National, News

Experts slam approach to soaring inflation

By Bida Elly David

 

South Sudan’s economic and policy experts are criticizing the handling of the ongoing economic crisis.

Economic and policy analysts say the government policies miss out the long-term vision.

Abraham Malieth, an economic analyst and lecturer, argues that the government’s focus on dollar auctions is insufficient.

“We need to invest in agriculture to ensure food security,” he advised.

Policy analyst Boboya James, Executive Director of a think tank, an Institute for Social Policy and Research (ISPR), criticizes politicizing of economic issues.

“Oil money should be used for agricultural equipment, not temporary solutions,” he stated.

Boboya emphasizes the importance of domestic food production to stabilize the economy by utilizing oil revenue for equipment and infrastructure to empower farmers.

Both analysts believe a sound economic policy and increased local food production are crucial to strengthening the SSP against the dollar.

The analysts emphasize the need for concrete action to alleviate the suffering of South Sudanese citizens.

Last week, the national oil and gas company, (Nile Petroleum Corporation) Nilepet, disclosed plans to upgrade Bentiu oil refinery in a bid to supply fuel to domestic market to cushion the economy.

Inflation remains high despite recent measures like currency auctions and crackdowns on money traders being employed by the central bank to tame the hyperinflation economy.

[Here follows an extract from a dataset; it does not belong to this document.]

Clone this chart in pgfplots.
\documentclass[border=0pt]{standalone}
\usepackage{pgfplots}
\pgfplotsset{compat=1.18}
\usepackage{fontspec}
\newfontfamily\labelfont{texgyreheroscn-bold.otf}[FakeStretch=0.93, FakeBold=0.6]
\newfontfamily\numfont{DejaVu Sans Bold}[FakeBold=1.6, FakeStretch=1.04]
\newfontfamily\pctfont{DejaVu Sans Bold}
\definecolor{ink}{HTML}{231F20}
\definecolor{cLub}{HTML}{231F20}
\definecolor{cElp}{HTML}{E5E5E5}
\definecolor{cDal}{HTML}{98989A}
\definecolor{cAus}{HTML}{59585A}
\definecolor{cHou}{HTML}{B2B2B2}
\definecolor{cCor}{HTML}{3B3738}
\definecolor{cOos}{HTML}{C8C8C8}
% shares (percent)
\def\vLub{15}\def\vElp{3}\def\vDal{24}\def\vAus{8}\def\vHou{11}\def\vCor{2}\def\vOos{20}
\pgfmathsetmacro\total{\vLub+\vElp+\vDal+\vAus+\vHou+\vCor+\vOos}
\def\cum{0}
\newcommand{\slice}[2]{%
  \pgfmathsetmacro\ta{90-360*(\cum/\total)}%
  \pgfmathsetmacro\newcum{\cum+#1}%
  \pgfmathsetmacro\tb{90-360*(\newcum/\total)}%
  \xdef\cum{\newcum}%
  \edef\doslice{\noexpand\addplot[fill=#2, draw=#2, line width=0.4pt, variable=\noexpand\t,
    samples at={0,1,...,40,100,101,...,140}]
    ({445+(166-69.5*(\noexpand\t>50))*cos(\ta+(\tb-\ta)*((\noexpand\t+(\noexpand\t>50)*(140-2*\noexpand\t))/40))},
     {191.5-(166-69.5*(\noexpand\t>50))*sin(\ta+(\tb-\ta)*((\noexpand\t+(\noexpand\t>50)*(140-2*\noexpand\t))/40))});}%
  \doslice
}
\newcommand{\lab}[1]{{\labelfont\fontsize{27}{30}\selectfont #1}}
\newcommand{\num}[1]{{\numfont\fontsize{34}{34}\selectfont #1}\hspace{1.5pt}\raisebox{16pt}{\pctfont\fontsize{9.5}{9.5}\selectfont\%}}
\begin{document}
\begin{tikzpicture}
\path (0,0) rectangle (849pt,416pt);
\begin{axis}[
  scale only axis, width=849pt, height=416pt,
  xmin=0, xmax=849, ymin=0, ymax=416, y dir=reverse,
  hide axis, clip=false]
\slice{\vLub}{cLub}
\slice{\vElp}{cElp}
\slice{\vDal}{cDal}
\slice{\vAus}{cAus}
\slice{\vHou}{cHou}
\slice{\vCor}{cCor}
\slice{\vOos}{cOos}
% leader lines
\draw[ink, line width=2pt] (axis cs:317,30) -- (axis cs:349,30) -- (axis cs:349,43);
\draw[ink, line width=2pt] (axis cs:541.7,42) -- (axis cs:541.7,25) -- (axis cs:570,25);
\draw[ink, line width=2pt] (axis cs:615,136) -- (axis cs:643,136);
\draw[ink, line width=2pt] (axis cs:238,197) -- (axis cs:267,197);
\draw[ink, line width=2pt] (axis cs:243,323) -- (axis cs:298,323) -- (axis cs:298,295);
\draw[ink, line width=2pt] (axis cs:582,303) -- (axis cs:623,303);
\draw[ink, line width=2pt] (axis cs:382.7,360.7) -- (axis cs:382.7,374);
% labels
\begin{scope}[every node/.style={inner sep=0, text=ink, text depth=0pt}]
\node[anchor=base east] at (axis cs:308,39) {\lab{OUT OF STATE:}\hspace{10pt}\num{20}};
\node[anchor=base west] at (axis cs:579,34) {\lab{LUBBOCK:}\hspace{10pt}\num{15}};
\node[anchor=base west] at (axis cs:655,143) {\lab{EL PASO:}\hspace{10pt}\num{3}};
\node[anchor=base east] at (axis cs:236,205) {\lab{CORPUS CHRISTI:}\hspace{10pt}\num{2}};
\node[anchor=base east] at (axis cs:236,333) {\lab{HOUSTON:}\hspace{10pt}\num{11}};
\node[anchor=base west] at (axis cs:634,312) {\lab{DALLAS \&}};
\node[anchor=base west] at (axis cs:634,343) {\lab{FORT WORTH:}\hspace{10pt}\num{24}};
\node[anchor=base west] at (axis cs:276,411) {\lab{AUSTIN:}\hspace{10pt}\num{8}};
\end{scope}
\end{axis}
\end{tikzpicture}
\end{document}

The US dollar continues to gain value against the South Sudanese Pound (SSP) in the foreign exchange market.

On Friday, this publication established that the exchange rate in the parallel market is climbing back to its high, with $1 selling for SSP 2,500 and buying for SSP 2,600. This significantly surpasses the Central Bank’s official rates of SSP 1,579 (selling) and SSP 1,532 (buying).